▶ _EXERCISE DIRECTIONS_:
Begin the copy with the line that contains "Convert this chart" and end it with the line that contains "fig = plt.figure(figsize=(W". Print these lines exactly and omit all pictures.

▶ _DATA PROVIDED_:
..............................

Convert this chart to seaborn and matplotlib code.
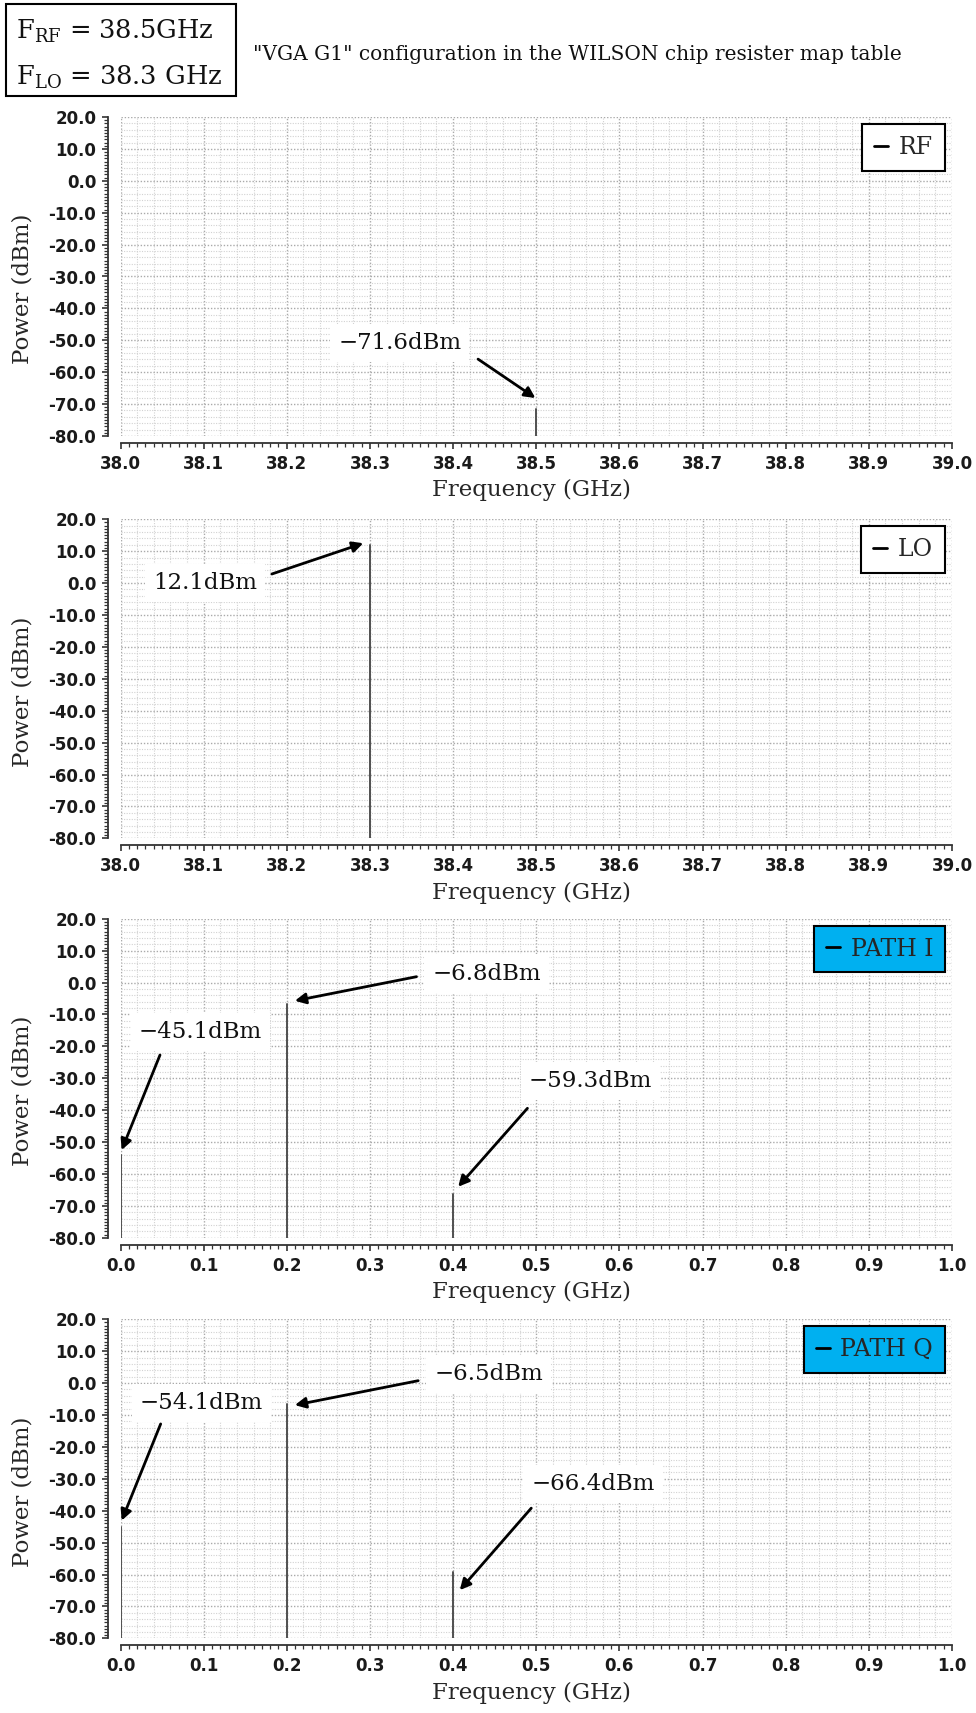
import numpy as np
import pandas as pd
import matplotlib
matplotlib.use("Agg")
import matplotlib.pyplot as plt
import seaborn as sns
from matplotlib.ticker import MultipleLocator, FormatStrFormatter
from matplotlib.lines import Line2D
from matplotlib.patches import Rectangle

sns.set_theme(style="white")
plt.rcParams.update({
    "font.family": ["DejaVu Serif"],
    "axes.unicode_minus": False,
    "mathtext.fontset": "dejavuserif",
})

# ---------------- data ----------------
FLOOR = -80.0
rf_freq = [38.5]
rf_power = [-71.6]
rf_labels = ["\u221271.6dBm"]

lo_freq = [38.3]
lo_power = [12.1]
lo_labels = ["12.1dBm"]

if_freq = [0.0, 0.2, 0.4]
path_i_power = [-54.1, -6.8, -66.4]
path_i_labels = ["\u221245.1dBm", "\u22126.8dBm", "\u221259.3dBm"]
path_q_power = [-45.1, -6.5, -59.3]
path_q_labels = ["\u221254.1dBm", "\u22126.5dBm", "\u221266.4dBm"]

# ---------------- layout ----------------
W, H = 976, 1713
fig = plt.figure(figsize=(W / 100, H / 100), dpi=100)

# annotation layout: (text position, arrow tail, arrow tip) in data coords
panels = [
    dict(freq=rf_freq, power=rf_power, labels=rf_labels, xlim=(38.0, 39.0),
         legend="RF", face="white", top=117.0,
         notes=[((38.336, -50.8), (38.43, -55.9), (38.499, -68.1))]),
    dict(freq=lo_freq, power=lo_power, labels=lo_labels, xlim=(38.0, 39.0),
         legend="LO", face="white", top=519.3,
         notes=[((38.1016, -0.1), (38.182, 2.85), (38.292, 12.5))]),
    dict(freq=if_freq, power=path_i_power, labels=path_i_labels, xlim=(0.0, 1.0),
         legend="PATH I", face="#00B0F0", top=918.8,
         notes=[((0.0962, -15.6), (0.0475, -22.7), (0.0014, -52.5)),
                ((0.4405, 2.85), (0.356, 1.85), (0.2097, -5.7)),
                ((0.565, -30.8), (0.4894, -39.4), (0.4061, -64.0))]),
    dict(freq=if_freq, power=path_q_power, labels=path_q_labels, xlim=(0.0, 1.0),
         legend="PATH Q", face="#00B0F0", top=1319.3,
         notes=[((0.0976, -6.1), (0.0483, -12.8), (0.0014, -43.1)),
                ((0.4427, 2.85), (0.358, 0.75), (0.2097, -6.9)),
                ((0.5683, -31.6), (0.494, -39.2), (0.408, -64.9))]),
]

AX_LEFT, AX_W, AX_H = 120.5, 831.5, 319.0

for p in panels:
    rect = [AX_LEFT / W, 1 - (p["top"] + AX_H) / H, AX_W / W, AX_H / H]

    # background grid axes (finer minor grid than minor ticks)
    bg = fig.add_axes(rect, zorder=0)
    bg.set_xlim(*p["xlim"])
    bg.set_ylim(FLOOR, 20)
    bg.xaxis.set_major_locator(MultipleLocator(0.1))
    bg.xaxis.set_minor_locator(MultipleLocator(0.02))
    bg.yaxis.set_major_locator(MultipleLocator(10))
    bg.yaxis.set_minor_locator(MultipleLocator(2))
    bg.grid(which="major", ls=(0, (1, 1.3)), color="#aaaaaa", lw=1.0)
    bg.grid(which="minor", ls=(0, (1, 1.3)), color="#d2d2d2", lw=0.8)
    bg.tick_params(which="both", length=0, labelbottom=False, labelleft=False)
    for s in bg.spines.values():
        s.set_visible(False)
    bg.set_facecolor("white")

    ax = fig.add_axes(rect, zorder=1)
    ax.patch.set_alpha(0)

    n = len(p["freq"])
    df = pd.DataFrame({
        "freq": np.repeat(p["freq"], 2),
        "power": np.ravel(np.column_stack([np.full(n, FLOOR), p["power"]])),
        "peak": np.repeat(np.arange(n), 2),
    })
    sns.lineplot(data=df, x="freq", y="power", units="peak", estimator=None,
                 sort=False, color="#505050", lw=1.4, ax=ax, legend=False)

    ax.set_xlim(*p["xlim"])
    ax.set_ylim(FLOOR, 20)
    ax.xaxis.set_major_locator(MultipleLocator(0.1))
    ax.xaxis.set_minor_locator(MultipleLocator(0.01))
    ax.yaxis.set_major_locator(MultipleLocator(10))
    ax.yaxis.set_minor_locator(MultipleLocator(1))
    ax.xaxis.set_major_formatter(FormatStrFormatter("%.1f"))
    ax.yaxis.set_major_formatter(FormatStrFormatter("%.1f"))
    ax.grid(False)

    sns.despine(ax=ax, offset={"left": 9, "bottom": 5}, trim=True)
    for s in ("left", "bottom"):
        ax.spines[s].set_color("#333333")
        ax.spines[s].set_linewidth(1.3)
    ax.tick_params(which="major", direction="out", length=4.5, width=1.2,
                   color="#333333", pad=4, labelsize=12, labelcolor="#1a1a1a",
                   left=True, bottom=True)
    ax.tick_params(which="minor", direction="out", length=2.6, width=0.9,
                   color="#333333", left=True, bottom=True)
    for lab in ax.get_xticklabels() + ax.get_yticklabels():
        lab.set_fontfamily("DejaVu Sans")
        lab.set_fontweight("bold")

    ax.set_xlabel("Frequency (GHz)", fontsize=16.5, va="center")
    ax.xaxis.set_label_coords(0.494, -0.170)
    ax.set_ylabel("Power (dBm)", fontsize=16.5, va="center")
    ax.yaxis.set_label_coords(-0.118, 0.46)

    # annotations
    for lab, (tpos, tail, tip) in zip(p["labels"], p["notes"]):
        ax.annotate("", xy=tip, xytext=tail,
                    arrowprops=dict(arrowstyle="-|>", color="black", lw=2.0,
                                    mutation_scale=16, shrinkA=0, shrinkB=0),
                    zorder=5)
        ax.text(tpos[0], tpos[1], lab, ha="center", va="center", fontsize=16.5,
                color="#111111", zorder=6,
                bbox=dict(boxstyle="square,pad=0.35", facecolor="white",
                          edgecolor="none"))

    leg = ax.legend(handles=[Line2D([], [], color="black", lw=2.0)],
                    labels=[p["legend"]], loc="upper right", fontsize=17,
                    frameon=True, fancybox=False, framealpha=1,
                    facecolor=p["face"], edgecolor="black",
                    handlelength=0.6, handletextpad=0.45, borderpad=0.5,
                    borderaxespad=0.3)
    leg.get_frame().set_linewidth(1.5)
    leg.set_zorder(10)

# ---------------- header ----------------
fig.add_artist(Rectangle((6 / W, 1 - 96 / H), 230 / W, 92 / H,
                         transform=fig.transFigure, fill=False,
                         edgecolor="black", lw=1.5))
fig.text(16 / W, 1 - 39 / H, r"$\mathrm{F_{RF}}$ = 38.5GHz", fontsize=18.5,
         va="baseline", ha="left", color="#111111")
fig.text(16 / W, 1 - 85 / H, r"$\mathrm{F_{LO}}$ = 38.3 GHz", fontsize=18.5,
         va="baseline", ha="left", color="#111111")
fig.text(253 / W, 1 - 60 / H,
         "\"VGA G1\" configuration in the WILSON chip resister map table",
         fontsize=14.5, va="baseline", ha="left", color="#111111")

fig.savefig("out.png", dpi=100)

..............................

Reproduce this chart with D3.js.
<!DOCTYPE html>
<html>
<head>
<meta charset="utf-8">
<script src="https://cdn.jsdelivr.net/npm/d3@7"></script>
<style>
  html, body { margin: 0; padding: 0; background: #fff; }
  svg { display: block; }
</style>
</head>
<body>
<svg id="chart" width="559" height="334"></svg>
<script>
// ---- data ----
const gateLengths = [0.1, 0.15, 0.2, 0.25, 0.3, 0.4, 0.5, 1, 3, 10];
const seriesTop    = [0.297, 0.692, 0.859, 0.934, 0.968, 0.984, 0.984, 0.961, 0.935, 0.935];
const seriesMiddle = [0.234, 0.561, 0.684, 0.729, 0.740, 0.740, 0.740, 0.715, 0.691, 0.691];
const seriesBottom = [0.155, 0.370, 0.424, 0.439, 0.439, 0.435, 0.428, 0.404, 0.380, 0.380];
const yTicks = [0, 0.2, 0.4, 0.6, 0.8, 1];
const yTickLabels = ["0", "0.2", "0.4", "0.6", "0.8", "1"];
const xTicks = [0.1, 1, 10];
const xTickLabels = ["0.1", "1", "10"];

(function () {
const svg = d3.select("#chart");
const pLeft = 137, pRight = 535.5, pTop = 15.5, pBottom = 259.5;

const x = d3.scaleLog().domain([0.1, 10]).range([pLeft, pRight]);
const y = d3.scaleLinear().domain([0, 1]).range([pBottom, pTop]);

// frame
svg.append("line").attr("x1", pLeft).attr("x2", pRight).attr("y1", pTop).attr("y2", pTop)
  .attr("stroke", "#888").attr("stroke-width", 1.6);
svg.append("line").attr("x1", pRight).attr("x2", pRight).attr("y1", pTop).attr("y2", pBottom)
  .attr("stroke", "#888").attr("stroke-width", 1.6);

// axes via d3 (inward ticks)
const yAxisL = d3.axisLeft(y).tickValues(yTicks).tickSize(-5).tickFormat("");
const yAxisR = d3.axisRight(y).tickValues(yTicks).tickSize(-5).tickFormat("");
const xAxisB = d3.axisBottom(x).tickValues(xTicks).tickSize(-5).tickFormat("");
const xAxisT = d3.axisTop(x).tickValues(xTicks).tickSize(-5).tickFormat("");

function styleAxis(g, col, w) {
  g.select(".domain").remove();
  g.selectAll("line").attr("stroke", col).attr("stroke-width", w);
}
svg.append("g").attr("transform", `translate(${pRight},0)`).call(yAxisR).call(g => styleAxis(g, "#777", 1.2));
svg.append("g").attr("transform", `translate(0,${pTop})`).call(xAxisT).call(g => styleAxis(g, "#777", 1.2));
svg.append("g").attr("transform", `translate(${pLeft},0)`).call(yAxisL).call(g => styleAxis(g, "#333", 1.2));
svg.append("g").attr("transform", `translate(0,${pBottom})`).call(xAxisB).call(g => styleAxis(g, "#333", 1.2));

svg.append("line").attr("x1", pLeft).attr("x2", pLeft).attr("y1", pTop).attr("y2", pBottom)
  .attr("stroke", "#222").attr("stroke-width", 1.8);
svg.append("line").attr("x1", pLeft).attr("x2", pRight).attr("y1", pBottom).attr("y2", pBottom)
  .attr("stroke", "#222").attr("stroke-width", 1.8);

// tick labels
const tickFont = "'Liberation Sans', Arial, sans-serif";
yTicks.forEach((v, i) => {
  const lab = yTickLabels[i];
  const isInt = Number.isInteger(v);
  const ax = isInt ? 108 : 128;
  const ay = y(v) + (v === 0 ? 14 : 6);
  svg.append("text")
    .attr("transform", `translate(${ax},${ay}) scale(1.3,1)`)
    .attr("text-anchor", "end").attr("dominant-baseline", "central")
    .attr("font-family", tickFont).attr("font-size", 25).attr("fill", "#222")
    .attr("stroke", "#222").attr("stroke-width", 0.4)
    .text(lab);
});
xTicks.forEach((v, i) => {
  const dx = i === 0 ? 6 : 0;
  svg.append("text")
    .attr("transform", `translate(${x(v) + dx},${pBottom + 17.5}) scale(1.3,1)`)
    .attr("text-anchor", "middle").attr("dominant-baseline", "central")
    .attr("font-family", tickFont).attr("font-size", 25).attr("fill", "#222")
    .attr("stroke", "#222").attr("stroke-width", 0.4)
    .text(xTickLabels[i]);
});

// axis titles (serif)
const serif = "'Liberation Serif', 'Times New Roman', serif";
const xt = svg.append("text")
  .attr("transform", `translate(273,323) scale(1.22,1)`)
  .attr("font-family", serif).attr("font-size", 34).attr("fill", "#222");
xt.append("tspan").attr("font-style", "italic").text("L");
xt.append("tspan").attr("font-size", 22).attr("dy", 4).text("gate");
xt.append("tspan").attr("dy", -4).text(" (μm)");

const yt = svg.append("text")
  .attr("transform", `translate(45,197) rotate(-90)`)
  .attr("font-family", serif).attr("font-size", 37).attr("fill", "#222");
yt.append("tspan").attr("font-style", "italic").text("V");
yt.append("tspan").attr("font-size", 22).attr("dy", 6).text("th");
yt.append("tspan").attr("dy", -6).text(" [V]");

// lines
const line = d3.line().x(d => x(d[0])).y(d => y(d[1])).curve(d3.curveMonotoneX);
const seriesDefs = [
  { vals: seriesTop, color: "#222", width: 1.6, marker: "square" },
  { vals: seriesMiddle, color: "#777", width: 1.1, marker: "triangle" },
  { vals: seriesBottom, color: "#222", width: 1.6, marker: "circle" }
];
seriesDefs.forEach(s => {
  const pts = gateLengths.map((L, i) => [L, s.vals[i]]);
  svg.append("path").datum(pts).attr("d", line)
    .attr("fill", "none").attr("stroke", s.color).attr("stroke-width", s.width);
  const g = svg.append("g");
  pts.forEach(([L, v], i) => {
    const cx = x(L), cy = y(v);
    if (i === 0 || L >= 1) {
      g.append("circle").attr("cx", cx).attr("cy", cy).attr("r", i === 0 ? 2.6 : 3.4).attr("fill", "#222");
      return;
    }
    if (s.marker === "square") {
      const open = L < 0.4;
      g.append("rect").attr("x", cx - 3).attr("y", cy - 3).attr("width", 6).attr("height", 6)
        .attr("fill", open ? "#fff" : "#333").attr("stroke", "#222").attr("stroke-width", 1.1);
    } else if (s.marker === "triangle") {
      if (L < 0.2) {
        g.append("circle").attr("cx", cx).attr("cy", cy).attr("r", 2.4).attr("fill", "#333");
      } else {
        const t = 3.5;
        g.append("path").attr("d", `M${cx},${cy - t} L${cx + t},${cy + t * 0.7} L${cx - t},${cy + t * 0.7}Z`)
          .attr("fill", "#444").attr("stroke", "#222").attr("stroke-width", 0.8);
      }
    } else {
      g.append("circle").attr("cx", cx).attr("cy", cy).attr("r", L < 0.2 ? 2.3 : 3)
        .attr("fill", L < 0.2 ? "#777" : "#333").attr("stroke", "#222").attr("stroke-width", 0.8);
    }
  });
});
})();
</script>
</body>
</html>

..............................

▶ _WRITTEN SOLUTION_:
Convert this chart to seaborn and matplotlib code.
import numpy as np
import pandas as pd
import matplotlib
matplotlib.use("Agg")
import matplotlib.pyplot as plt
import seaborn as sns
from matplotlib.ticker import MultipleLocator, FormatStrFormatter
from matplotlib.lines import Line2D
from matplotlib.patches import Rectangle

sns.set_theme(style="white")
plt.rcParams.update({
    "font.family": ["DejaVu Serif"],
    "axes.unicode_minus": False,
    "mathtext.fontset": "dejavuserif",
})

# ---------------- data ----------------
FLOOR = -80.0
rf_freq = [38.5]
rf_power = [-71.6]
rf_labels = ["\u221271.6dBm"]

lo_freq = [38.3]
lo_power = [12.1]
lo_labels = ["12.1dBm"]

if_freq = [0.0, 0.2, 0.4]
path_i_power = [-54.1, -6.8, -66.4]
path_i_labels = ["\u221245.1dBm", "\u22126.8dBm", "\u221259.3dBm"]
path_q_power = [-45.1, -6.5, -59.3]
path_q_labels = ["\u221254.1dBm", "\u22126.5dBm", "\u221266.4dBm"]

# ---------------- layout ----------------
W, H = 976, 1713
fig = plt.figure(figsize=(W / 100, H / 100), dpi=100)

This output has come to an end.